Problem => What lines of the data hold the string "that"? Pull each one out.

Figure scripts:

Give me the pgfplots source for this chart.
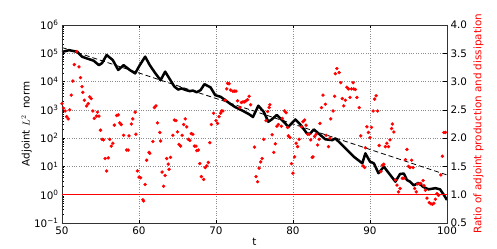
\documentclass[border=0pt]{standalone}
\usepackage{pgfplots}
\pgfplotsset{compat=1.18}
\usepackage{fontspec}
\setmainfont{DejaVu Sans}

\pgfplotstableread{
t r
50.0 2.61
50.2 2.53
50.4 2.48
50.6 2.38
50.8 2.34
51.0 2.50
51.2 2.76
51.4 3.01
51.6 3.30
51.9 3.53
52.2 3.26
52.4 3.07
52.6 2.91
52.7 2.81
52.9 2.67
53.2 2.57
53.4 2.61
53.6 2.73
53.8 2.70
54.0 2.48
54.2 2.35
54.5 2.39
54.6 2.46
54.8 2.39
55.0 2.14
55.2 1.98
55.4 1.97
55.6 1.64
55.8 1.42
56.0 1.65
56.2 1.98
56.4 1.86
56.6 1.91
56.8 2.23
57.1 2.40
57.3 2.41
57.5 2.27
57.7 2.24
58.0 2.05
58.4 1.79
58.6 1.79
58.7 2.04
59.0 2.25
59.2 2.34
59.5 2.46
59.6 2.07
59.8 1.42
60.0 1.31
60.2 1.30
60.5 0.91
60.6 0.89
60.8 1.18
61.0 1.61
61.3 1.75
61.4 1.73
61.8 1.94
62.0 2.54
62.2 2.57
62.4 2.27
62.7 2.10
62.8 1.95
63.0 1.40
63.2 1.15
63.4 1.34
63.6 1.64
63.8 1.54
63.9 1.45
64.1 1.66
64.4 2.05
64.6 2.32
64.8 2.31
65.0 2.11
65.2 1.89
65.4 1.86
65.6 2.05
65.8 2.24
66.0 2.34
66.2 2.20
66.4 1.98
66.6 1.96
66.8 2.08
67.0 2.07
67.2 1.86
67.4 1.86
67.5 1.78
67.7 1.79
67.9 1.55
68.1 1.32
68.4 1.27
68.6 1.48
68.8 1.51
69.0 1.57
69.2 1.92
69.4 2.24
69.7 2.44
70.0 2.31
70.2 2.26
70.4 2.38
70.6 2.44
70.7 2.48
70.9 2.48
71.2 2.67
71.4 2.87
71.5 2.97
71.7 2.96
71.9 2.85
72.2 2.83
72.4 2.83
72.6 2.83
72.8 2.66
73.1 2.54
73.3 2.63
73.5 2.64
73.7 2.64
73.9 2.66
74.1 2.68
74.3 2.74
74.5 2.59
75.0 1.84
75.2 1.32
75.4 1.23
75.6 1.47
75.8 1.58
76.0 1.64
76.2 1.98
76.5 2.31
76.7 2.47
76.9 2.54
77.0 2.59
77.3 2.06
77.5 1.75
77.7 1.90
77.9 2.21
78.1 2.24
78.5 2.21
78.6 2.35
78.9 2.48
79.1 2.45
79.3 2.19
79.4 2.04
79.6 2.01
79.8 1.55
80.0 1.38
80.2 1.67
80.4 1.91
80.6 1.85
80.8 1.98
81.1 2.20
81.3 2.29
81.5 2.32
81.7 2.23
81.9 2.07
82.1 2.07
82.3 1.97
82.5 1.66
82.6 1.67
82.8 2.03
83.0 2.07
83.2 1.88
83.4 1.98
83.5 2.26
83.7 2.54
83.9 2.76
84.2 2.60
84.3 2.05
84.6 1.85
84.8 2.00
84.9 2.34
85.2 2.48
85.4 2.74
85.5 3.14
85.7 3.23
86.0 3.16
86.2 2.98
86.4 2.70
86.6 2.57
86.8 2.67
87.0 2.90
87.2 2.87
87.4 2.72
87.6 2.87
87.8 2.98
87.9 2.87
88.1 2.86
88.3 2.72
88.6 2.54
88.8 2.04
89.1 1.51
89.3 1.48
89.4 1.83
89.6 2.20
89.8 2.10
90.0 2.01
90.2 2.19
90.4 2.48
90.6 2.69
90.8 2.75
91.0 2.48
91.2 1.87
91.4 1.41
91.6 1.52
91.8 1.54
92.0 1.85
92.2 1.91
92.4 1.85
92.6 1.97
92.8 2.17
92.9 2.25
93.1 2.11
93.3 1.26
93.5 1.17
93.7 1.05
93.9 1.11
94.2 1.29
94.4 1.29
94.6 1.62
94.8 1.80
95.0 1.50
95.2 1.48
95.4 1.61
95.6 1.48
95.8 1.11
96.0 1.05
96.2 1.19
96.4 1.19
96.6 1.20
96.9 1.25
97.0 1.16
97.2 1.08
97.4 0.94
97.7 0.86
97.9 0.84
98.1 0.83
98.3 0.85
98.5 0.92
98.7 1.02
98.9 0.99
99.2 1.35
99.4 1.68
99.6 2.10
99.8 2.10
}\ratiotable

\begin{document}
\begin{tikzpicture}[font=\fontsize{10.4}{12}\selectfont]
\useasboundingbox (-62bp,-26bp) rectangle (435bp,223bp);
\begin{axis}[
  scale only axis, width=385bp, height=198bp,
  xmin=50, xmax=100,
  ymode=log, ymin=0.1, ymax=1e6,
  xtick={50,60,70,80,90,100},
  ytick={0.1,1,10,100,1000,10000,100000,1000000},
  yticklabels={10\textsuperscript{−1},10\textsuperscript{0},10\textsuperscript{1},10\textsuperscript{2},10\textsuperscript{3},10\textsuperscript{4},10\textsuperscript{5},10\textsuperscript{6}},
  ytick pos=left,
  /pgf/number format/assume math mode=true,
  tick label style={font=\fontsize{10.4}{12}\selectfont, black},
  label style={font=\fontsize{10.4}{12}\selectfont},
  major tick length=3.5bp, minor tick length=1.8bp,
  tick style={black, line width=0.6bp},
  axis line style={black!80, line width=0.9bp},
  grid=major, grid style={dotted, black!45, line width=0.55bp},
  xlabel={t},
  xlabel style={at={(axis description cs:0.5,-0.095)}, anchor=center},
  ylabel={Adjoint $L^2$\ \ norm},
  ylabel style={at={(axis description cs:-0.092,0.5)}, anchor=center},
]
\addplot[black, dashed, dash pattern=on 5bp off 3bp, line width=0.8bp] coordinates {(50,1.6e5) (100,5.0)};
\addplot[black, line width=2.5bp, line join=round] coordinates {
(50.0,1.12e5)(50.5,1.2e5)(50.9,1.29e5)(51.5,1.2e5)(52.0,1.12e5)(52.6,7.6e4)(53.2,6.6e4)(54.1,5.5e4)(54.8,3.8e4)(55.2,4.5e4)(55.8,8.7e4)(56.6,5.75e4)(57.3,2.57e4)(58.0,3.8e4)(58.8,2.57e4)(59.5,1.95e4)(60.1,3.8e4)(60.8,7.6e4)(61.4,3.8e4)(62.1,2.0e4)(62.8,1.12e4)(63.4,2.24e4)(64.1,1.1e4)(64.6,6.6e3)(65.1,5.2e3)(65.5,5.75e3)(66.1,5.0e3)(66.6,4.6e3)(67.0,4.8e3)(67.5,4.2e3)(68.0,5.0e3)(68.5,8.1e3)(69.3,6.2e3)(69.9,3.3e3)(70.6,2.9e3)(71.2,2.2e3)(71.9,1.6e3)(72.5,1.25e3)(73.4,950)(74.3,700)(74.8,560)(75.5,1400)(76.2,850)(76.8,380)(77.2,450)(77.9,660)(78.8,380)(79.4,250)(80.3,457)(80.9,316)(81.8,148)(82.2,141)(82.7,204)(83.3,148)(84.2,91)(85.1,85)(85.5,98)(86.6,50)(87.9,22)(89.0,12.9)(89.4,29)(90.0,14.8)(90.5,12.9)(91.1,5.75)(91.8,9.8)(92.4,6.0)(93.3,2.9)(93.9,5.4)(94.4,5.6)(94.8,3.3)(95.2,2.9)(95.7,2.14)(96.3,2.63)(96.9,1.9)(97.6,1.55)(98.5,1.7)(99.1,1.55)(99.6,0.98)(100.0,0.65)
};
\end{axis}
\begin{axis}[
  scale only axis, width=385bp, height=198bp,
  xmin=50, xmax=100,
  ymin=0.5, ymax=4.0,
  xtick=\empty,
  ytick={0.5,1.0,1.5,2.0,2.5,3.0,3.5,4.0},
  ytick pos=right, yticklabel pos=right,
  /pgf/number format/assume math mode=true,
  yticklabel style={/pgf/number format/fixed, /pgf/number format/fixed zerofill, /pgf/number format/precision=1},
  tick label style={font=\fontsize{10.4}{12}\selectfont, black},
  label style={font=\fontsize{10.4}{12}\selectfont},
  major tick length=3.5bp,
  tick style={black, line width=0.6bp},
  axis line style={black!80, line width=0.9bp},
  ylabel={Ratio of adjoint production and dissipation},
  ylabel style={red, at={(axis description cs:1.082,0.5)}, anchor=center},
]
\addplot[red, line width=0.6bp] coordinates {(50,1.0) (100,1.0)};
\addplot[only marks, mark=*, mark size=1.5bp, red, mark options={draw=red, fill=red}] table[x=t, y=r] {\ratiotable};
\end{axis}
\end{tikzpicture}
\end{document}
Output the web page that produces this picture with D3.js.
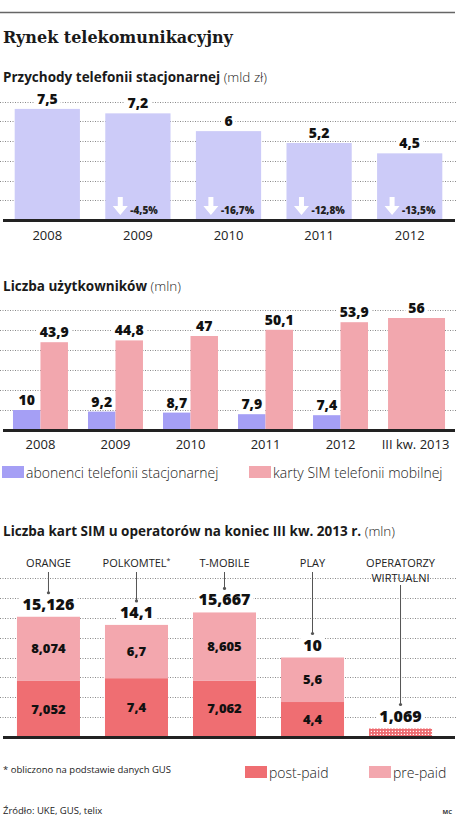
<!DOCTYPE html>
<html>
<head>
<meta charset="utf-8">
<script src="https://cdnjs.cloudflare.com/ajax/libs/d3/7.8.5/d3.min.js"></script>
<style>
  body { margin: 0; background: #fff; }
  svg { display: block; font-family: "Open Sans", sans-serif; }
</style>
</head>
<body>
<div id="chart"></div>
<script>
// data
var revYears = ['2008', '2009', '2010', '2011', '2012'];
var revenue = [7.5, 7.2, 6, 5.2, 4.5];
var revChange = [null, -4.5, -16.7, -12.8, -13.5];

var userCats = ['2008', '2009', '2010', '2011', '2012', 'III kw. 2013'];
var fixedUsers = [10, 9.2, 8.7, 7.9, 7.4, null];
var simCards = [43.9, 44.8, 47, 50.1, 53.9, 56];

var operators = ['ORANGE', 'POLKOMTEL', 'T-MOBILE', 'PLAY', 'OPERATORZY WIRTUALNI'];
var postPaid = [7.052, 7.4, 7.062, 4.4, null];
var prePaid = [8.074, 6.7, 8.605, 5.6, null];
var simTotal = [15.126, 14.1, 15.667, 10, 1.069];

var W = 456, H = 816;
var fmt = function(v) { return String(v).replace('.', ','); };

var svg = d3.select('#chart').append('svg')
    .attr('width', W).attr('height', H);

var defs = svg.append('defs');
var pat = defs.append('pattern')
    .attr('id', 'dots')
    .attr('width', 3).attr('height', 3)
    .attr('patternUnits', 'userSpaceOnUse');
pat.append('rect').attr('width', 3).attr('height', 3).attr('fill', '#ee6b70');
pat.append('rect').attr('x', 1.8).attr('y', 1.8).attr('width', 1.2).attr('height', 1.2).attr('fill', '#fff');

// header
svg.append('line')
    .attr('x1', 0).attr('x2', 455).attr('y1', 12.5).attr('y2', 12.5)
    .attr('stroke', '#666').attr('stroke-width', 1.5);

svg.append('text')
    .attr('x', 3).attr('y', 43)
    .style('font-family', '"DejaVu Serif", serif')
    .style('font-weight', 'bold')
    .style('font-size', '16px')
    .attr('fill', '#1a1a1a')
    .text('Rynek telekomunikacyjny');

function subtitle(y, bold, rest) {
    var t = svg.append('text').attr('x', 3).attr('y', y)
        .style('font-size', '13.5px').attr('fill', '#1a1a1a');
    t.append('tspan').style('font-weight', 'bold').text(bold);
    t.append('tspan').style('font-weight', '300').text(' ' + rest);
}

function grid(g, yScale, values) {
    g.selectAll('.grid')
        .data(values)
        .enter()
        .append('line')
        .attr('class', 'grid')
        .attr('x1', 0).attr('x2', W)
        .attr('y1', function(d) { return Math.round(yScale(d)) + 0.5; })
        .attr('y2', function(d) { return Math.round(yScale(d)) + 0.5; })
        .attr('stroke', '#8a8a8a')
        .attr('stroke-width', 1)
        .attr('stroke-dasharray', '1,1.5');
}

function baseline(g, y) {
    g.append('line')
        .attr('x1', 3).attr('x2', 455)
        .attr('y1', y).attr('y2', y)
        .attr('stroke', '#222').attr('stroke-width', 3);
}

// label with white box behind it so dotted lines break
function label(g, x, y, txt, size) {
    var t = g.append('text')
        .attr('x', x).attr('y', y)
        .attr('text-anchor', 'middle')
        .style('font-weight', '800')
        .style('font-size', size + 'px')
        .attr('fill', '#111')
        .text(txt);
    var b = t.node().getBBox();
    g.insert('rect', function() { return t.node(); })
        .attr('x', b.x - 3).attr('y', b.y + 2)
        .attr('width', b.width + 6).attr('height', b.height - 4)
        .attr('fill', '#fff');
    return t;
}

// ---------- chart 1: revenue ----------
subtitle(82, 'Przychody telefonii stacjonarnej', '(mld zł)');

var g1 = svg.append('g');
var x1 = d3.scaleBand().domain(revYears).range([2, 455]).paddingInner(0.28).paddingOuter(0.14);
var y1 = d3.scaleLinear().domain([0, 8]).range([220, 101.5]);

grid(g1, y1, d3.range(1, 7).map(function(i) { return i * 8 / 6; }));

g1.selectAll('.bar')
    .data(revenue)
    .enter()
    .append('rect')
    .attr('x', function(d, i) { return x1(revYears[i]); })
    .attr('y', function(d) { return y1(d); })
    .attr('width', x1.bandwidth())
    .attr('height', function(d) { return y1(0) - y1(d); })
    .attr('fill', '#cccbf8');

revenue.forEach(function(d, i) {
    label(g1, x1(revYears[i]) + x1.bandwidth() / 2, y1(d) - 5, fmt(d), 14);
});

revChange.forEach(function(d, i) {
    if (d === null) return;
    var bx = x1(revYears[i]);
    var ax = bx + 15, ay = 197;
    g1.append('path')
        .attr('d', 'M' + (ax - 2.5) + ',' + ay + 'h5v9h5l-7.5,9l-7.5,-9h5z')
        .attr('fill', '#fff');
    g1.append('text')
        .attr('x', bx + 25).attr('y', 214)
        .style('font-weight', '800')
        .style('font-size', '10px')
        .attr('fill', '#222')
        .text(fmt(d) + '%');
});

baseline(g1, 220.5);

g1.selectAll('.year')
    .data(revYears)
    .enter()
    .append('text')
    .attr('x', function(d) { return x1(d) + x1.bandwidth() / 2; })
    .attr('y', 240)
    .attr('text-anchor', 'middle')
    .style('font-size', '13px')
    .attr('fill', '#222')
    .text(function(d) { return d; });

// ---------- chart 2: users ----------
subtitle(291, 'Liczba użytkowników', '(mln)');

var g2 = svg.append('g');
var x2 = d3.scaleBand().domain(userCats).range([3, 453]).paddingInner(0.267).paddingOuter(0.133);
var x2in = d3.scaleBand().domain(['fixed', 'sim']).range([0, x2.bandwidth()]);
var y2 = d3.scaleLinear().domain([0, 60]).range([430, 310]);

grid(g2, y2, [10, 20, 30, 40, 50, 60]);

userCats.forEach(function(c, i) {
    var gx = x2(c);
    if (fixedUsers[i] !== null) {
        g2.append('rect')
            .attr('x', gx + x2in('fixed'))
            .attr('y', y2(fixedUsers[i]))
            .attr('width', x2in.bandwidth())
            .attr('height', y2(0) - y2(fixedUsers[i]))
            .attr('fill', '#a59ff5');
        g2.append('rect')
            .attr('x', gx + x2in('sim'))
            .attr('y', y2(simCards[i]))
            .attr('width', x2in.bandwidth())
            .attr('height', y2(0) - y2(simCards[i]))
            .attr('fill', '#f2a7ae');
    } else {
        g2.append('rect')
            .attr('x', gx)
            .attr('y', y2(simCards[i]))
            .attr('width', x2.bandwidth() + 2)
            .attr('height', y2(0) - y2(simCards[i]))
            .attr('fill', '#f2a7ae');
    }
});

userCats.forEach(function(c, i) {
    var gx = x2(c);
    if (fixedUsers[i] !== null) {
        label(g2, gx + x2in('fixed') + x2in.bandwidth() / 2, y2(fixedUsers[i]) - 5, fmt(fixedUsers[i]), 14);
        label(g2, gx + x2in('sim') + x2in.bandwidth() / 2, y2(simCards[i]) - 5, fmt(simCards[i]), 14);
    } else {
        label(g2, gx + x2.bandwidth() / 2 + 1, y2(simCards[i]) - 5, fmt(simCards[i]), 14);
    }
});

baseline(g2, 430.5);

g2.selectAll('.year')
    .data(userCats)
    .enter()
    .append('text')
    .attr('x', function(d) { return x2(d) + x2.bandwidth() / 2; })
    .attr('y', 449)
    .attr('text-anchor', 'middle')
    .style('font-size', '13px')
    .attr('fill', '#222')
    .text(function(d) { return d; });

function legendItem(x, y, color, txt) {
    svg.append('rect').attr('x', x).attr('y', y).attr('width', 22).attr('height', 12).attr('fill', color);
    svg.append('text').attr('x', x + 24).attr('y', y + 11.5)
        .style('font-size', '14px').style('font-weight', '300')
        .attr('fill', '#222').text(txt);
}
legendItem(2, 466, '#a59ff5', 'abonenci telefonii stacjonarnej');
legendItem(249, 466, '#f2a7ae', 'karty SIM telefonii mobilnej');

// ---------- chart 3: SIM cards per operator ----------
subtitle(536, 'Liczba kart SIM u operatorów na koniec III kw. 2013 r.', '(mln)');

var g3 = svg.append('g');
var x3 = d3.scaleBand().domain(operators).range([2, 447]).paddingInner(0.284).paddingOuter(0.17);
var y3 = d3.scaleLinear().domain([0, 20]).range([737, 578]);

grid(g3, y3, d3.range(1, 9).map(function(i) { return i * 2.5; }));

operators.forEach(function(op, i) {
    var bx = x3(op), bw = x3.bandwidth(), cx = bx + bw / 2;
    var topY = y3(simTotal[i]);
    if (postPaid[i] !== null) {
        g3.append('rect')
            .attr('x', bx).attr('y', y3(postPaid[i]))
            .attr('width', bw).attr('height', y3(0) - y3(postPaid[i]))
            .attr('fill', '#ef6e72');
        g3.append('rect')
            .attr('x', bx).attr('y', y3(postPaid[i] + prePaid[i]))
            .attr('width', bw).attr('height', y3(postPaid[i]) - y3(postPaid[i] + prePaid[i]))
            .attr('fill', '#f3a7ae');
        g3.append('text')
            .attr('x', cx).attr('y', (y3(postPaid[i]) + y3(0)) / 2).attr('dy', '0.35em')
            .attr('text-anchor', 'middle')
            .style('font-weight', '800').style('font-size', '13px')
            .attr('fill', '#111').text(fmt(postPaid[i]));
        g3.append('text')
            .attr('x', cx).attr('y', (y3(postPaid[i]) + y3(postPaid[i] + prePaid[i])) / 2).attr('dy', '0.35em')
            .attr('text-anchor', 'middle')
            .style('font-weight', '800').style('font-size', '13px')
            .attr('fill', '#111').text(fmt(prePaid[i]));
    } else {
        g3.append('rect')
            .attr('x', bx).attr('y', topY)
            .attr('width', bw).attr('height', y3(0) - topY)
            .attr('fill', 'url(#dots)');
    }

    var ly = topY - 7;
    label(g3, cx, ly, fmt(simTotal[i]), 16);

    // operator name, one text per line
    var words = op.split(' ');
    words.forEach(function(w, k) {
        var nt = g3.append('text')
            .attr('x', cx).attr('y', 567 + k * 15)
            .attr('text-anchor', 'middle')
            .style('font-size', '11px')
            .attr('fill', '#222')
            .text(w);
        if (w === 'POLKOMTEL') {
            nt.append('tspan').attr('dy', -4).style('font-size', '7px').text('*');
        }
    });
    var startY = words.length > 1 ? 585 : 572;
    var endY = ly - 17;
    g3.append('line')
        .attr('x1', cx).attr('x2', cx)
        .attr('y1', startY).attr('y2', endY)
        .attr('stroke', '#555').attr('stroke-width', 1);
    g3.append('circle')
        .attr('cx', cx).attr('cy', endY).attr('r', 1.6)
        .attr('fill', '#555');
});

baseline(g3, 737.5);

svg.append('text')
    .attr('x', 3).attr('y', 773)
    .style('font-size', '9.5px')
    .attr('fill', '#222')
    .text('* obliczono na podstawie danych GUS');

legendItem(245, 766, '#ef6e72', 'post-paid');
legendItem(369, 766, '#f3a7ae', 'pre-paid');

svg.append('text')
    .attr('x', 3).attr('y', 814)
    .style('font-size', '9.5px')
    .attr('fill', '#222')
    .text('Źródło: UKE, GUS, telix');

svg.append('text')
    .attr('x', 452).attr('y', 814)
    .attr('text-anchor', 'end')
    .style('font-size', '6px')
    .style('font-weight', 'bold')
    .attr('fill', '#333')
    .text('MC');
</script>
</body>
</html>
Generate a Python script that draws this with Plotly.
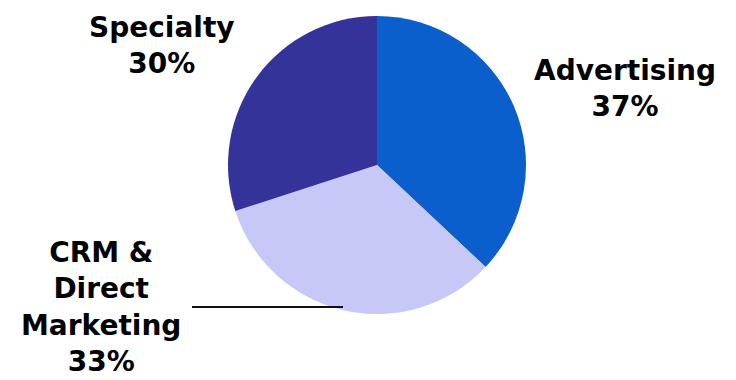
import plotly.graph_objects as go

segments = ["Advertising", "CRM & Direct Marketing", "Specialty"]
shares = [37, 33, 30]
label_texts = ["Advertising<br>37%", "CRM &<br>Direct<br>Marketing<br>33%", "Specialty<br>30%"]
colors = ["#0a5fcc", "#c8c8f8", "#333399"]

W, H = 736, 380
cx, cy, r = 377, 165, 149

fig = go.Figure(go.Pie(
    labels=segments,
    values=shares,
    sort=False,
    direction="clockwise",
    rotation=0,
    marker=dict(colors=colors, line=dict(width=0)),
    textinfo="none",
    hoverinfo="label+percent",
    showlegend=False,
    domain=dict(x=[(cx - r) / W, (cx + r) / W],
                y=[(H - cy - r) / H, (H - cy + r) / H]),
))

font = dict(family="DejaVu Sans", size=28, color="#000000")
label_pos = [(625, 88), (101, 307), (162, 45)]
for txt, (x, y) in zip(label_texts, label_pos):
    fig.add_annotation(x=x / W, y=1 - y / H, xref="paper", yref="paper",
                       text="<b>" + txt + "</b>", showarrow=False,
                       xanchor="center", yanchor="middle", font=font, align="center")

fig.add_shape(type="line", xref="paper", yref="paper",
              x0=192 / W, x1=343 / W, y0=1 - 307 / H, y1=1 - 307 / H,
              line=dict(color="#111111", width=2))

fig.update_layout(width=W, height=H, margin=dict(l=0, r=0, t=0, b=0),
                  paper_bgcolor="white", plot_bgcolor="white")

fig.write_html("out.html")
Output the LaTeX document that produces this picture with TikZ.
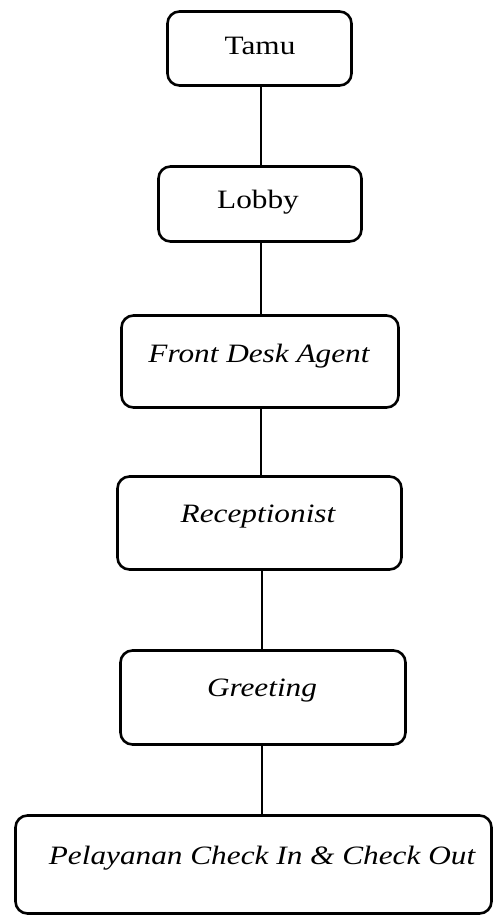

Output =>
Output the web page that produces this picture with D3.js.
Generate a Python script that draws this with Plotly.
Output the LaTeX document that produces this picture with TikZ.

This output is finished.